T.J. Shipes ready to fill key need for Georgia State

His starting five includes two seniors, a transfer from Kentucky, a transfer from USC and another player who is a preseason all-Sun Belt Conference selection.

But Georgia State coach Ron Hunter said his favorite player heading into Saturday’s regular-season opener against Southern Poly is a sophomore who is only now starting to find his role: T.J. Shipes.

“If I had to give an MVP (award) in the exhibition season it would be T.J.,” Hunter said. “He brings energy on both ends. He knows ‘if I play hard it will be good enough.’”

The Panthers are loaded with shooters, from Devonta White to R.J. Hunter to Ryan Harrow to Manny Atkins to Rashaad Richardson.

But someone needs to grab those rebounds. Washington, who transferred to Georgia State two years ago, likely will start at center. But until the exhibition opener against Shorter, Washington hadn’t played a “traditional” basketball game in more than two years because of an injured shoulder. Hunter said he wants to bring Washington along slowly.

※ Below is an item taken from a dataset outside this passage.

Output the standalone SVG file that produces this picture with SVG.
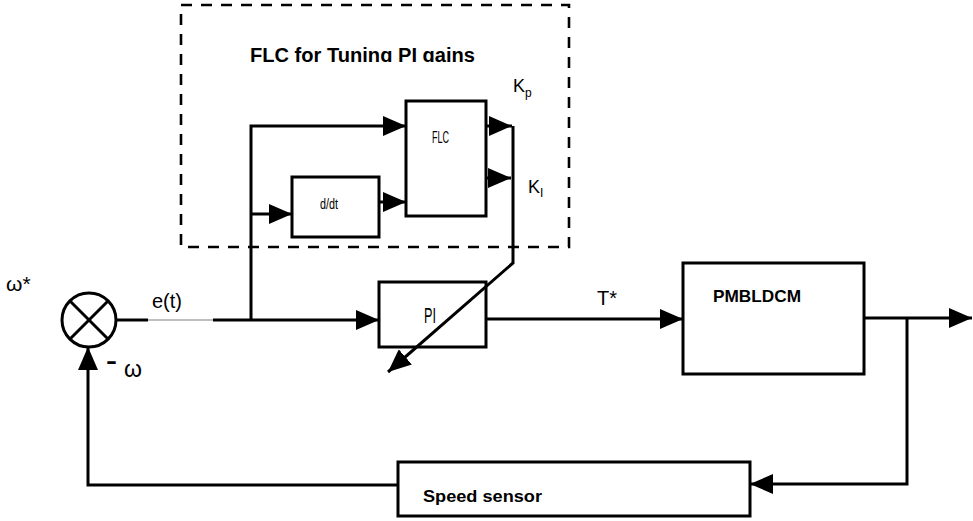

That’s where Shipes comes in.

As the second center off the bench, Shipes grabbed 11 rebounds and blocked three shots in 16 minutes against Shorter. He pulled down two more rebounds with another block in 10 minutes against Fort Valley State. Last season, he averaged less than a rebound and barely a block in 5.4 minutes per game.

“I’ve realized my main role, and that’s going to be playing defense and getting rebounds,” he said. “I’ve started to listen to what the coaches are saying. It’s helping out a lot, actually.”

It’s not that Shipes wasn’t listening last season. He had difficulty comprehending what the coaches wanted him to do in Hunter’s complicated defense.

But after a summer of workouts, much of which was spent on defense, Shipes said he knows exactly what he’s supposed to do and where he is supposed to be.

“Last year, I was telling the new kids, we had no idea … none of us understood the defense,” Shipes said. “This year it seems so much easier.”

While trying to understand the defense, Shipes also was dealing with the death of one of his best friends from high school. Adam Smith, a junior at Buford, collapsed and later died during a workout with the basketball team in September last year.

“I couldn’t grasp the fact that it happened,” he said. “When he was brain dead, I kept thinking he was going to come back.”

While trying to adjust to life as a student and as an athlete, he was trying to help the Smith’s deal with the loss of their son. He would return home to Buford to be with them or talk to them on the phone.

Shipes was back two days after Smith’s death for basketball practice. He said it was good for him to be back doing something, rather than sitting around mulling life.

“On the court, it helped to be doing something to get your mind off of it,” he said. “Anytime you lose someone, you think about complaining. Adam being a basketball player and loving the sport, if I would complain, I was like ‘he didn’t get this chance.’”

Shipes said he still sees reminders of Smith every day. He was a big Ohio State fan, and his nickname was Superman. A few weeks ago, Ohio State’s band’s halftime performance had a “Man of Steel” element.

Shipes saw it and thought about Smith.

So, with Smith in mind, Shipes continues to push himself. He recognizes that any energy he can provide on the court or on the bench will help his teammates.

“If we have energy, we are bound to win,” he said.